Make sure that membership to both the admin and superadmin group is restricted to as few users as possible without causing any problems. 

It's common for sysadmins to be the ones holding admin rights in this kind of scenario, but be sure to double check exactly who in the organization does or doesn't require admin privileges.

  • 1
    Consider who does not need admin or superadmin privileges
  • 2
    Consult with them about why they might need these privileges
  • 3
    Make changes to admin or superadmin accounts as necessary

Backups and restore points:

Check server data is being routinely backed up

Make sure server data is being completely backed up on a regular basis. Ideally, this process will already be automated, so it may just be a case of checking everything is working as it should be.

All critical systems data should be included in the backup process, and you should be backing up the data in at least three separate locations to ensure fault tolerance and contingency against accidents and unexpected damage.

The process for securely backing up your data is as follows:

  • 1
    Check backup logs to ensure regular backups are being created
  • 2
    Back up server data onto local drive
  • 3
    Back up server data onto secondary local drive
  • 4
    Ensure secondary drive is stored at a secure separate location
  • 5
    Back up server data to a cloud-based storage

Perform a test recovery from a backup image

After making sure everything is being backed up regularly, it's part of security best practice to test that your recovery images are working as expected.

  • 1
    Take three of the most recent backup images
  • 2
    Attempt to access data from all three backup images

Once you've tested the recovery images, record what you observe in the form field below.

Review your backup process

If there are problems with the test images, then you should perform extensive testing to get to the route of the problem.

This may include re-making and re-testing system-wide backup images or switching the backup process that's currently in use to a new one.

  • 1
    Troubleshoot the whole backup process
  • 2
    Evaluate what might have caused the problem
  • 3
    Test alternative solutions to the problem at hand
  • 4
    Update your backup process accordingly

Risk management:

Check for hardware replacement and retirement

Last but not least, the hardware.

Neglecting the machines your server systems are running on will inevitably affect performance in a bad way, and unexpected downtime or drive failures pose potential security liabilities.
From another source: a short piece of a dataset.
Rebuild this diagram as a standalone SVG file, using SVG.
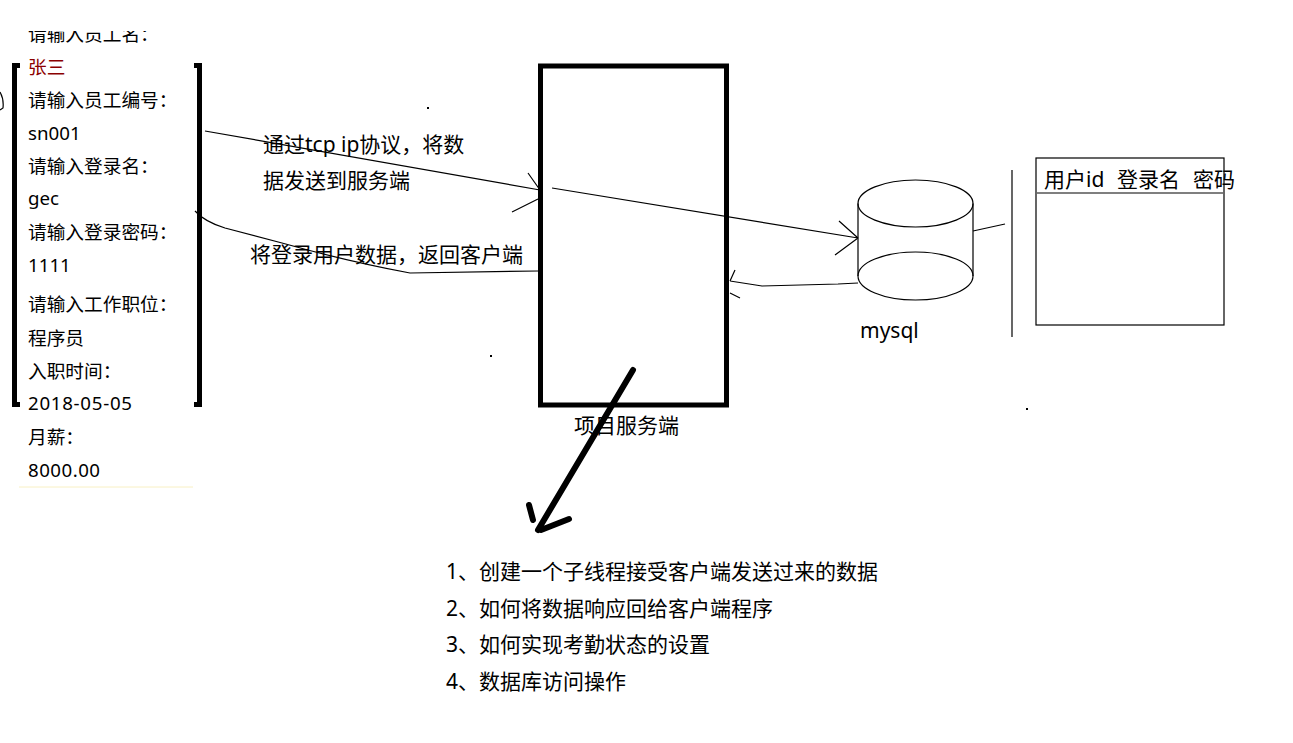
<svg xmlns="http://www.w3.org/2000/svg" width="1293" height="743" viewBox="0 0 1293 743">
<style>
text{font-family:"Noto Sans","Noto Sans CJK SC",sans-serif;fill:#000}
.l{font-size:18.7px}
.m{font-size:21px}
.thin{fill:none;stroke:#000;stroke-width:1.2}
.thick{fill:none;stroke:#000;stroke-width:5}
</style>
<rect width="1293" height="743" fill="#fff"/>
<g id="client-form">
<text class="l" x="28" y="41">请输入员工名：</text>
<rect x="0" y="0" width="200" height="31" fill="#fff"/>
<text class="l" x="28" y="74" style="fill:#8b0000">张三</text>
<text class="l" x="28" y="107">请输入员工编号：</text>
<text class="l" x="28" y="140">sn001</text>
<text class="l" x="28" y="173">请输入登录名：</text>
<text class="l" x="28" y="205">gec</text>
<text class="l" x="28" y="239">请输入登录密码：</text>
<text class="l" x="28" y="272">1111</text>
<text class="l" x="28" y="311">请输入工作职位：</text>
<text class="l" x="28" y="345">程序员</text>
<text class="l" x="28" y="378">入职时间：</text>
<text class="l" x="28" y="410" textLength="104">2018-05-05</text>
<text class="l" x="28" y="444">月薪：</text>
<text class="l" x="28" y="477" textLength="72">8000.00</text>
<path class="thick" d="M20,65.5 H14.5 V404.5 H20"/>
<path class="thick" d="M194,65.5 H199.5 V404.5 H194"/>
<line x1="19" y1="487" x2="193" y2="487" stroke="#f8f0c4" stroke-width="1"/>
<path class="thin" d="M0,92 Q4,99 3,108 L0,110"/>
</g>
<g id="server">
<rect x="540.5" y="66" width="186" height="339" class="thick"/>
<text class="m" x="574" y="433">项目服务端</text>
</g>
<g id="mysql">
<ellipse cx="915.5" cy="276" rx="57.5" ry="24" class="thin"/>
<path class="thin" d="M858,203.5 V276 M973,203.5 V276"/>
<ellipse cx="915.5" cy="203.5" rx="57.5" ry="23.5" class="thin" fill="#fff"/>
<text class="m" x="860" y="338">mysql</text>
</g>
<g id="table">
<line x1="1012" y1="170" x2="1012" y2="337" class="thin"/>
<rect x="1036" y="158" width="188" height="167" class="thin"/>
<line x1="1037" y1="193" x2="1223" y2="193" class="thin"/>
<text class="m" y="187"><tspan x="1044">用户id</tspan><tspan x="1117">登录名</tspan><tspan x="1193">密码</tspan></text>
</g>
<g id="notes">
<text class="m" x="446" y="579">1、创建一个子线程接受客户端发送过来的数据</text>
<text class="m" x="446" y="616">2、如何将数据响应回给客户端程序</text>
<text class="m" x="446" y="652">3、如何实现考勤状态的设置</text>
<text class="m" x="446" y="689">4、数据库访问操作</text>
</g>
<g id="connectors">
<path class="thin" d="M205,131 L540,190 M528,173 L540,190 M512,212 L538,199"/>
<text class="m" x="263" y="152">通过tcp ip协议，将数</text>
<text class="m" x="263" y="188">据发送到服务端</text>
<path class="thin" d="M552,188 L858,238 M839,221 L858,238 M835,255 L858,238"/>
<path class="thin" d="M195,211 Q205,222 225,228 L282,243 Q350,262 410,273 L538,271"/>
<text class="m" x="250" y="262">将登录用户数据，返回客户端</text>
<path class="thin" d="M858,283 L838,284 L762,286 L730,281 M735,270 L730,281 M730,293 L740,298"/>
<path class="thin" d="M973,231 L1005,224"/>
<path d="M633,370 L538,530 M529,505 L533,520 M569,519 L541,530" fill="none" stroke="#000" stroke-width="6" stroke-linecap="round"/>
</g>
<g id="specks" fill="#000">
<rect x="427" y="107" width="2" height="2"/>
<rect x="490" y="355" width="2" height="2"/>
<rect x="1026" y="408" width="2" height="2"/>
</g>
</svg>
It's worth keeping on top of things with regular maintenance checks.

Check out our Server Maintenance Checklist for the complete process, but the least you can do is check and replace any damaged or precariously aged drives in your RAID setup to ensure that byzantine fault tolerance doesn't fail on you.

  • 1
    Check for old or faulty local storage drives
  • 2
    Remove old or faulty drives
  • 3
    Install compatible replacement drives

Once you've made sure all the server's hardware is up to scratch, you're done with this checklist.